-- Exercise details --
Retype only what runs from the first line of the listing to the line holding "64.4, 67.6, 68.6];", both included. Do not retype the pictures.

-- Data to process --

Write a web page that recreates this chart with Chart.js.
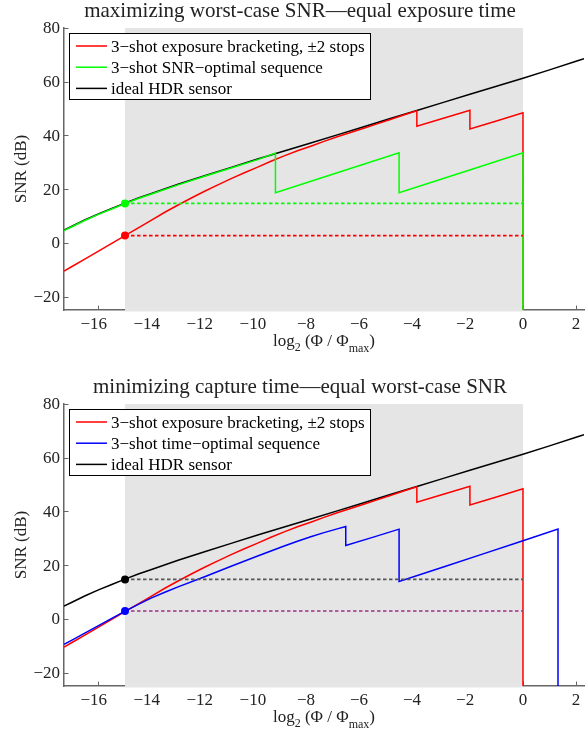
<!DOCTYPE html>
<html><head><meta charset="utf-8">
<script src="https://cdn.jsdelivr.net/npm/chart.js@4.4.1/dist/chart.umd.min.js"></script>
<style>
html,body{margin:0;padding:0;background:#fff;}
#wrap{position:relative;width:588px;height:731px;overflow:hidden;}
canvas{position:absolute;left:0;}
</style></head><body>
<div id="wrap">
<canvas id="c1" width="588" height="365" style="top:0;width:588px;height:365px"></canvas>
<canvas id="c2" width="588" height="366" style="top:365px;width:588px;height:366px"></canvas>
</div>
<script>
// ---------- data ----------
const xTicks = [-16, -14, -12, -10, -8, -6, -4, -2, 0, 2];
const yTicks = [-20, 0, 20, 40, 60, 80];
const xRange = [-17.3, 2.3];
const yRange = [-25, 80];
const shadeRange = [-15, 0];

const titles = ['maximizing worst-case SNR\u2014equal exposure time', 'minimizing capture time\u2014equal worst-case SNR'];
const yTitle = 'SNR (dB)';
const labelBracket = '3\u2212shot exposure bracketing, \u00b12 stops';
const labelSnrOpt = '3\u2212shot SNR\u2212optimal sequence';
const labelTimeOpt = '3\u2212shot time\u2212optimal sequence';
const labelIdeal = 'ideal HDR sensor';

const idealX = [-17.3, -17, -16.5, -16, -15.5, -15, -14.5, -14, -13, -12, -11, -10, -9, -8, -7, -6, -5, -4, -3, -2, -1, 0, 1, 2, 2.3];
const idealY = [4.8, 6.2, 8.6, 10.8, 12.8, 14.8, 16.7, 18.4, 21.8, 25.0, 28.1, 31.2, 34.2, 37.2, 40.2, 43.2, 46.3, 49.3, 52.3, 55.3, 58.3, 61.3, 64.4, 67.6, 68.6];

const bracketX = [-17.3, -17, -16.5, -16, -15.5, -15, -14.5, -14, -13.5, -13, -12.5, -12, -11.5, -11, -10.5, -10, -9.5, -9, -8.5, -8, -7.5, -7, -6.5, -6, -5.5, -5, -4.5, -4, -4, -3, -2, -2, -1, 0, 0];
const bracketY = [-10.5, -8.8, -6.0, -3.1, -0.2, 2.7, 5.6, 8.5, 11.4, 14.1, 16.7, 19.2, 21.6, 23.9, 26.1, 28.2, 30.4, 32.4, 34.3, 36.0, 37.8, 39.5, 41.1, 42.7, 44.3, 45.9, 47.6, 49.2, 43.4, 46.4, 49.4, 42.4, 45.4, 48.4, -25];

const snrOptX = [-17.3, -17, -16.5, -16, -15.5, -15, -14.5, -14, -13, -12, -11, -10, -9.33, -9.33, -7.0, -4.67, -4.67, -2.33, 0, 0];
const snrOptY = [4.6, 6.0, 8.4, 10.6, 12.6, 14.6, 16.5, 18.2, 21.6, 24.8, 27.9, 31.0, 33.4, 18.7, 26.1, 33.5, 18.7, 26.1, 33.5, -25];

const timeOptX = [-17.3, -17, -16.5, -16, -15.5, -15, -14.5, -14, -13.5, -13, -12, -11, -10, -9, -8.5, -8, -7.5, -7, -6.68, -6.68, -5.67, -4.67, -4.67, -3, -1.5, 0, 1.32, 1.32];
const timeOptY = [-9.5, -7.9, -5.2, -2.5, 0.2, 2.9, 5.4, 7.8, 9.9, 11.9, 15.7, 19.6, 23.4, 27.1, 28.9, 30.6, 32.1, 33.5, 34.4, 27.3, 30.35, 33.4, 13.9, 19.3, 24.2, 29.1, 33.4, -25];

const levelX = [-15, 0];
const topSnrLevel = [14.7, 14.7];
const topBracketLevel = [2.7, 2.7];
const botIdealLevel = [14.7, 14.7];
const botBracketLevel = [2.9, 2.9];
const dotX = [-15];
const topDotSnr = [14.7];
const topDotBracket = [2.7];
const botDotIdeal = [14.7];
const botDotTime = [2.9];

// ---------- helpers ----------
const FONT = "'Liberation Serif','Times New Roman',serif";
const pts = (xs, ys) => xs.map((x, i) => ({ x: x, y: ys[i] }));
const RED = '#ff0000', GREEN = '#00ff00', BLUE = '#0000ff', BLACK = '#000000';

function lineDs(label, xs, ys, color, rank, extra) {
  return Object.assign({ label: label, data: pts(xs, ys), borderColor: color, backgroundColor: color,
    borderWidth: 1.5, pointRadius: 0, fill: false, tension: 0, legendRank: rank }, extra || {});
}
function dotDs(xs, ys, color) {
  return { label: 'dot', data: pts(xs, ys), showLine: false, pointRadius: 4, pointHoverRadius: 4,
    pointBackgroundColor: color, pointBorderColor: color, pointBorderWidth: 0, borderColor: color };
}
function dashDs(xs, ys, color) {
  return { label: 'level', data: pts(xs, ys), borderColor: color, borderWidth: 1.6, borderDash: [3.5, 2.5],
    pointRadius: 0, fill: false, tension: 0 };
}

function drawMinusLabel(ctx, v, px, baseline) {
  const digits = String(Math.abs(v));
  const dw = ctx.measureText(digits).width;
  ctx.textAlign = 'left';
  if (v < 0) {
    const mw = ctx.measureText('\u2212').width;
    ctx.fillText('\u2212' + digits, px - dw / 2 - mw, baseline);
  } else {
    ctx.fillText(digits, px - dw / 2, baseline);
  }
}

const decor = {
  id: 'decor',
  beforeDatasetsDraw(chart) {
    const { ctx, chartArea: ca, scales } = chart;
    const x = scales.x, y = scales.y;
    ctx.save();
    ctx.strokeStyle = '#666';
    ctx.lineWidth = 1;
    ctx.beginPath();
    xTicks.forEach(v => {
      const px = Math.round(x.getPixelForValue(v)) + 0.5;
      ctx.moveTo(px, ca.bottom); ctx.lineTo(px, ca.bottom - 4.5);
    });
    yTicks.forEach(v => {
      const py = Math.round(y.getPixelForValue(v)) + 0.5;
      ctx.moveTo(ca.left, py); ctx.lineTo(ca.left + 4.5, py);
    });
    ctx.stroke();
    const x0 = x.getPixelForValue(shadeRange[0]), x1 = x.getPixelForValue(shadeRange[1]);
    ctx.fillStyle = '#e5e5e5';
    ctx.fillRect(x0, ca.top, x1 - x0, ca.bottom - ca.top + 1.5);
    ctx.restore();
  },
  afterDatasetsDraw(chart) {
    const { ctx, chartArea: ca } = chart;
    const entries = chart.data.datasets.filter(d => d.legendRank != null).sort((a, b) => a.legendRank - b.legendRank);
    ctx.save();
    const bx = ca.left + 5, by = Math.round(ca.top + 5);
    ctx.fillStyle = '#fff';
    ctx.fillRect(bx, by, 301, 66);
    ctx.strokeStyle = '#000'; ctx.lineWidth = 1;
    ctx.strokeRect(bx + 0.5, by + 0.5, 301, 66);
    ctx.font = '17px ' + FONT;
    ctx.textBaseline = 'alphabetic';
    ctx.textAlign = 'left';
    entries.forEach((d, i) => {
      const ry = ca.top + 18 + i * 21.2;
      ctx.strokeStyle = d.borderColor; ctx.lineWidth = 1.5;
      ctx.beginPath(); ctx.moveTo(ca.left + 12, ry); ctx.lineTo(ca.left + 43, ry); ctx.stroke();
      ctx.fillStyle = '#000';
      ctx.fillText(d.label, ca.left + 47, ry + 6);
    });
    ctx.restore();
  },
  afterDraw(chart, args, opts) {
    const { ctx, chartArea: ca, scales } = chart;
    const x = scales.x, y = scales.y;
    ctx.save();
    ctx.fillStyle = '#222';
    // title
    ctx.font = '21px ' + FONT;
    ctx.textAlign = 'center';
    ctx.textBaseline = 'alphabetic';
    ctx.fillText(opts.title, 300, ca.top - 11.3);
    // x tick labels
    ctx.font = '17px ' + FONT;
    xTicks.forEach(v => drawMinusLabel(ctx, v, x.getPixelForValue(v), ca.bottom + 19));
    // y tick labels
    ctx.textAlign = 'right';
    ctx.textBaseline = 'middle';
    yTicks.forEach(v => {
      const lab = v < 0 ? '\u2212' + Math.abs(v) : String(v);
      ctx.fillText(lab, ca.left - 4, y.getPixelForValue(v) + 1);
    });
    // y title
    ctx.save();
    ctx.translate(26, (ca.top + ca.bottom) / 2);
    ctx.rotate(-Math.PI / 2);
    ctx.textAlign = 'center';
    ctx.textBaseline = 'alphabetic';
    ctx.fillText(yTitle, 0, 0);
    ctx.restore();
    // x title with subscripts: log2 (Φ / Φmax)
    const parts = [['log', 17, 0], ['2', 12, 5], [' (\u03a6 / \u03a6', 17, 0], ['max', 12, 6], [')', 17, 0]];
    let total = 0;
    parts.forEach(p => { ctx.font = p[1] + 'px ' + FONT; total += ctx.measureText(p[0]).width; });
    let cx = (ca.left + ca.right) / 2 - total / 2;
    const base = ca.bottom + 36;
    ctx.textAlign = 'left';
    ctx.textBaseline = 'alphabetic';
    parts.forEach(p => {
      ctx.font = p[1] + 'px ' + FONT;
      ctx.fillText(p[0], cx, base + p[2]);
      cx += ctx.measureText(p[0]).width;
    });
    ctx.restore();
  }
};

function makeChart(id, title, datasets, padTop, xH) {
  return new Chart(document.getElementById(id), {
    type: 'line',
    data: { datasets: datasets },
    options: {
      responsive: false, maintainAspectRatio: false, animation: false, devicePixelRatio: 1,
      events: [],
      layout: { padding: { top: padTop, right: 3, left: 0, bottom: 0 } },
      plugins: { legend: { display: false }, title: { display: false }, tooltip: { enabled: false }, decor: { title: title } },
      scales: {
        x: { type: 'linear', min: xRange[0], max: xRange[1],
             grid: { display: false, drawTicks: false },
             border: { display: true, color: '#666', width: 1.5 },
             ticks: { display: false },
             afterFit: s => { s.height = xH; } },
        y: { type: 'linear', min: yRange[0], max: yRange[1],
             grid: { display: false, drawTicks: false },
             border: { display: true, color: '#666', width: 1.5 },
             ticks: { display: false },
             afterFit: s => { s.width = 64; } }
      }
    },
    plugins: [decor]
  });
}

makeChart('c1', titles[0], [
  dotDs(dotX, topDotSnr, GREEN),
  dotDs(dotX, topDotBracket, RED),
  dashDs(levelX, topSnrLevel, GREEN),
  dashDs(levelX, topBracketLevel, RED),
  lineDs(labelSnrOpt, snrOptX, snrOptY, GREEN, 1),
  lineDs(labelBracket, bracketX, bracketY, RED, 0),
  lineDs(labelIdeal, idealX, idealY, BLACK, 2)
], 28, 55);

makeChart('c2', titles[1], [
  dotDs(dotX, botDotIdeal, BLACK),
  dotDs(dotX, botDotTime, BLUE),
  dashDs(levelX, botIdealLevel, '#555555'),
  dashDs(levelX, botBracketLevel, '#9b3087'),
  lineDs(labelTimeOpt, timeOptX, timeOptY, BLUE, 1),
  lineDs(labelBracket, bracketX, bracketY, RED, 0),
  lineDs(labelIdeal, idealX, idealY, BLACK, 2)
], 39, 45);
</script>
</body></html>
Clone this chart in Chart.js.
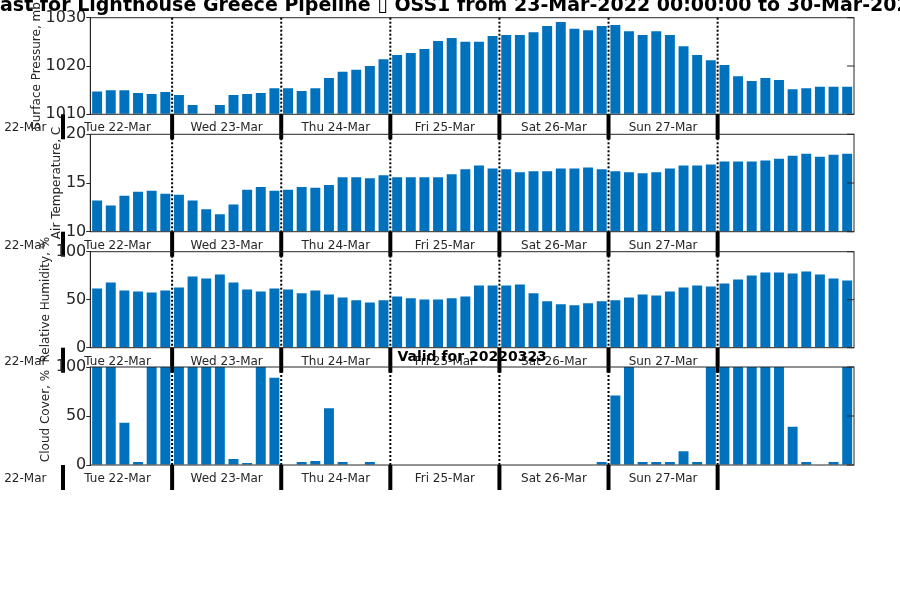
<!DOCTYPE html>
<html>
<head>
<meta charset="utf-8">
<script src="https://cdn.jsdelivr.net/npm/chart.js@4/dist/chart.umd.min.js"></script>
<style>
  body { margin: 0; background: #fff; }
  #wrap { position: relative; width: 900px; height: 600px; overflow: hidden; }
  #wrap canvas { position: absolute; left: 0; top: 0; }
</style>
</head>
<body>
<div id="wrap">
  <canvas id="c1" width="900" height="600"></canvas>
  <canvas id="c2" width="900" height="600"></canvas>
  <canvas id="c3" width="900" height="600"></canvas>
  <canvas id="c4" width="900" height="600"></canvas>
</div>
<script>
// 3-hourly steps, from Tue 22-Mar 06:00
const times = [
  '22-Mar 06:00', '22-Mar 09:00', '22-Mar 12:00', '22-Mar 15:00', '22-Mar 18:00', '22-Mar 21:00',
  '23-Mar 00:00', '23-Mar 03:00', '23-Mar 06:00', '23-Mar 09:00', '23-Mar 12:00', '23-Mar 15:00', '23-Mar 18:00', '23-Mar 21:00',
  '24-Mar 00:00', '24-Mar 03:00', '24-Mar 06:00', '24-Mar 09:00', '24-Mar 12:00', '24-Mar 15:00', '24-Mar 18:00', '24-Mar 21:00',
  '25-Mar 00:00', '25-Mar 03:00', '25-Mar 06:00', '25-Mar 09:00', '25-Mar 12:00', '25-Mar 15:00', '25-Mar 18:00', '25-Mar 21:00',
  '26-Mar 00:00', '26-Mar 03:00', '26-Mar 06:00', '26-Mar 09:00', '26-Mar 12:00', '26-Mar 15:00', '26-Mar 18:00', '26-Mar 21:00',
  '27-Mar 00:00', '27-Mar 03:00', '27-Mar 06:00', '27-Mar 09:00', '27-Mar 12:00', '27-Mar 15:00', '27-Mar 18:00', '27-Mar 21:00',
  '28-Mar 00:00', '28-Mar 03:00', '28-Mar 06:00', '28-Mar 09:00', '28-Mar 12:00', '28-Mar 15:00', '28-Mar 18:00', '28-Mar 21:00',
  '29-Mar 00:00', '29-Mar 03:00'
];

const pressure = [
  1014.7, 1015.0, 1015.0, 1014.4, 1014.2, 1014.6, 1014.0, 1011.9, 1010.0, 1011.9,
  1014.0, 1014.2, 1014.4, 1015.4, 1015.4, 1014.8, 1015.4, 1017.5, 1018.8, 1019.2,
  1020.0, 1021.4, 1022.3, 1022.7, 1023.5, 1025.2, 1025.8, 1025.0, 1025.0, 1026.2,
  1026.4, 1026.4, 1027.0, 1028.3, 1029.1, 1027.7, 1027.4, 1028.3, 1028.5, 1027.2,
  1026.4, 1027.2, 1026.4, 1024.1, 1022.3, 1021.2, 1020.2, 1017.9, 1016.9, 1017.5,
  1017.1, 1015.2, 1015.4, 1015.7, 1015.7, 1015.7
];

const airTemp = [
  13.2, 12.7, 13.7, 14.1, 14.2, 13.9, 13.8, 13.2, 12.3, 11.8,
  12.8, 14.3, 14.6, 14.2, 14.3, 14.6, 14.5, 14.8, 15.6, 15.6,
  15.5, 15.8, 15.6, 15.6, 15.6, 15.6, 15.9, 16.4, 16.8, 16.5,
  16.4, 16.1, 16.2, 16.2, 16.5, 16.5, 16.6, 16.4, 16.2, 16.1,
  16.0, 16.1, 16.5, 16.8, 16.8, 16.9, 17.2, 17.2, 17.2, 17.3,
  17.5, 17.8, 18.0, 17.7, 17.9, 18.0
];

const humidity = [
  61.7, 67.9, 59.7, 58.6, 57.6, 59.7, 62.8, 74.1, 72.1, 76.2,
  67.9, 60.7, 58.6, 61.7, 60.7, 56.6, 59.7, 55.5, 52.4, 49.3,
  47.2, 49.3, 53.4, 51.4, 50.3, 50.3, 51.4, 53.4, 64.8, 64.8,
  64.8, 65.9, 56.6, 48.3, 45.2, 44.1, 46.2, 48.3, 49.3, 52.4,
  55.5, 54.5, 58.6, 62.8, 64.8, 63.8, 66.9, 71.0, 75.2, 78.3,
  78.3, 77.2, 79.3, 76.2, 72.1, 70.0
];

const cloudCover = [
  100, 100, 43, 3, 100, 100, 100, 100, 100, 100,
  6, 2, 100, 89, 0, 3, 4, 58, 3, 0,
  3, 0, 0, 0, 0, 0, 0, 0, 0, 0,
  0, 0, 0, 0, 0, 0, 0, 3, 71, 100,
  3, 3, 3, 14, 3, 100, 100, 100, 100, 100,
  100, 39, 3, 0, 3, 100
];

const dayLabels = ['Tue 22-Mar', 'Wed 23-Mar', 'Thu 24-Mar', 'Fri 25-Mar', 'Sat 26-Mar', 'Sun 27-Mar'];
const dayStarts = [-2, 6, 14, 22, 30, 38, 46]; // index of 00:00 of each day
const leftLabel = '22-Mar';

const titleText = 'Forecast for Lighthouse Greece Pipeline \u25AF OSS1 from 23-Mar-2022 00:00:00 to 30-Mar-2022 00:00:00';
const validText = 'Valid for 20220323';

const BLUE = '#0072BD';
const INK = '#262626';

const panels = [
  { id: 'c1', data: pressure, min: 1010, max: 1030, step: 10, label: 'Surface Pressure, mb', top: 17.7, bottom: 114.3, labelX: 37 },
  { id: 'c2', data: airTemp, min: 10, max: 20, step: 5, label: 'Air Temperature, C', top: 134.3, bottom: 231.7, labelX: 57 },
  { id: 'c3', data: humidity, min: 0, max: 100, step: 50, label: 'Relative Humidity, %', top: 251.7, bottom: 347.7, labelX: 46 },
  { id: 'c4', data: cloudCover, min: 0, max: 100, step: 50, label: 'Cloud Cover, %', top: 367, bottom: 465, labelX: 46 }
];

const decor = {
  id: 'decor',
  afterDraw(chart, args, opts) {
    const { ctx, chartArea: a } = chart;
    const x = chart.scales.x, y = chart.scales.y;
    ctx.save();

    // axes box + inward right ticks
    ctx.strokeStyle = INK;
    ctx.lineWidth = 1;
    ctx.strokeRect(a.left, a.top, a.right - a.left, a.bottom - a.top);
    y.ticks.forEach(t => {
      const py = y.getPixelForValue(t.value);
      ctx.beginPath();
      ctx.moveTo(a.right - 7, py);
      ctx.lineTo(a.right, py);
      ctx.stroke();
    });

    // day boundaries
    const bx = dayStarts.map(d => x.getPixelForValue(d - 0.5));
    ctx.strokeStyle = '#000';
    ctx.lineWidth = 2;
    ctx.setLineDash([2, 2]);
    bx.forEach(px => {
      if (px <= a.left + 1) return;
      ctx.beginPath();
      ctx.moveTo(px, a.top);
      ctx.lineTo(px, a.bottom);
      ctx.stroke();
    });
    ctx.setLineDash([]);
    ctx.lineWidth = 4;
    bx.forEach(px => {
      ctx.beginPath();
      ctx.moveTo(px, a.bottom);
      ctx.lineTo(px, a.bottom + 25);
      ctx.stroke();
    });

    // day labels
    ctx.fillStyle = INK;
    ctx.font = '12px "DejaVu Sans"';
    ctx.textAlign = 'center';
    ctx.textBaseline = 'middle';
    const ly = a.bottom + 14;
    ctx.fillText(leftLabel, a.left - 65, ly);
    dayLabels.forEach((s, i) => ctx.fillText(s, (bx[i] + bx[i + 1]) / 2, ly));

    // y label
    ctx.save();
    ctx.translate(opts.labelX, (a.top + a.bottom) / 2);
    ctx.rotate(-Math.PI / 2);
    ctx.fillText(opts.label, 0, 0);
    ctx.restore();

    // titles
    ctx.fillStyle = '#000';
    ctx.textBaseline = 'alphabetic';
    if (opts.main) {
      ctx.font = 'bold 19px "DejaVu Sans"';
      ctx.textAlign = 'left';
      ctx.fillText(titleText, -ctx.measureText('Forec').width, 11);
    }
    if (opts.valid) {
      ctx.font = 'bold 14px "DejaVu Sans"';
      ctx.textAlign = 'center';
      ctx.fillText(validText, (a.left + a.right) / 2, 361);
    }
    ctx.restore();
  }
};

panels.forEach((p, i) => {
  new Chart(document.getElementById(p.id), {
    type: 'bar',
    data: {
      labels: times,
      datasets: [{
        data: p.data,
        base: p.min,
        backgroundColor: BLUE,
        borderWidth: 0,
        barPercentage: 0.73,
        categoryPercentage: 1.0
      }]
    },
    options: {
      responsive: false,
      animation: false,
      events: [],
      layout: { padding: { left: 0, right: 46, top: p.top, bottom: 600 - p.bottom } },
      plugins: {
        legend: { display: false },
        tooltip: { enabled: false },
        decor: { label: p.label, labelX: p.labelX, main: i === 0, valid: i === 3 }
      },
      scales: {
        x: { display: false, offset: true },
        y: {
          min: p.min,
          max: p.max,
          afterFit: s => { s.width = 90.3; },
          ticks: {
            stepSize: p.step,
            color: INK,
            padding: 0,
            font: { family: 'DejaVu Sans', size: 16 },
            callback: v => String(v)
          },
          grid: { drawOnChartArea: false, drawTicks: true, tickLength: 4, color: INK },
          border: { display: true, color: INK, width: 1 }
        }
      }
    },
    plugins: [decor]
  });
});
</script>
</body>
</html>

-- Written solution --
Write a web page that recreates this chart with Chart.js.
<!DOCTYPE html>
<html><head><meta charset="utf-8">
<script src="https://cdn.jsdelivr.net/npm/chart.js@4.4.1/dist/chart.umd.min.js"></script>
<style>
html,body{margin:0;padding:0;background:#fff;}
#wrap{position:relative;width:588px;height:731px;overflow:hidden;}
canvas{position:absolute;left:0;}
</style></head><body>
<div id="wrap">
<canvas id="c1" width="588" height="365" style="top:0;width:588px;height:365px"></canvas>
<canvas id="c2" width="588" height="366" style="top:365px;width:588px;height:366px"></canvas>
</div>
<script>
// ---------- data ----------
const xTicks = [-16, -14, -12, -10, -8, -6, -4, -2, 0, 2];
const yTicks = [-20, 0, 20, 40, 60, 80];
const xRange = [-17.3, 2.3];
const yRange = [-25, 80];
const shadeRange = [-15, 0];

const titles = ['maximizing worst-case SNR\u2014equal exposure time', 'minimizing capture time\u2014equal worst-case SNR'];
const yTitle = 'SNR (dB)';
const labelBracket = '3\u2212shot exposure bracketing, \u00b12 stops';
const labelSnrOpt = '3\u2212shot SNR\u2212optimal sequence';
const labelTimeOpt = '3\u2212shot time\u2212optimal sequence';
const labelIdeal = 'ideal HDR sensor';

const idealX = [-17.3, -17, -16.5, -16, -15.5, -15, -14.5, -14, -13, -12, -11, -10, -9, -8, -7, -6, -5, -4, -3, -2, -1, 0, 1, 2, 2.3];
const idealY = [4.8, 6.2, 8.6, 10.8, 12.8, 14.8, 16.7, 18.4, 21.8, 25.0, 28.1, 31.2, 34.2, 37.2, 40.2, 43.2, 46.3, 49.3, 52.3, 55.3, 58.3, 61.3, 64.4, 67.6, 68.6];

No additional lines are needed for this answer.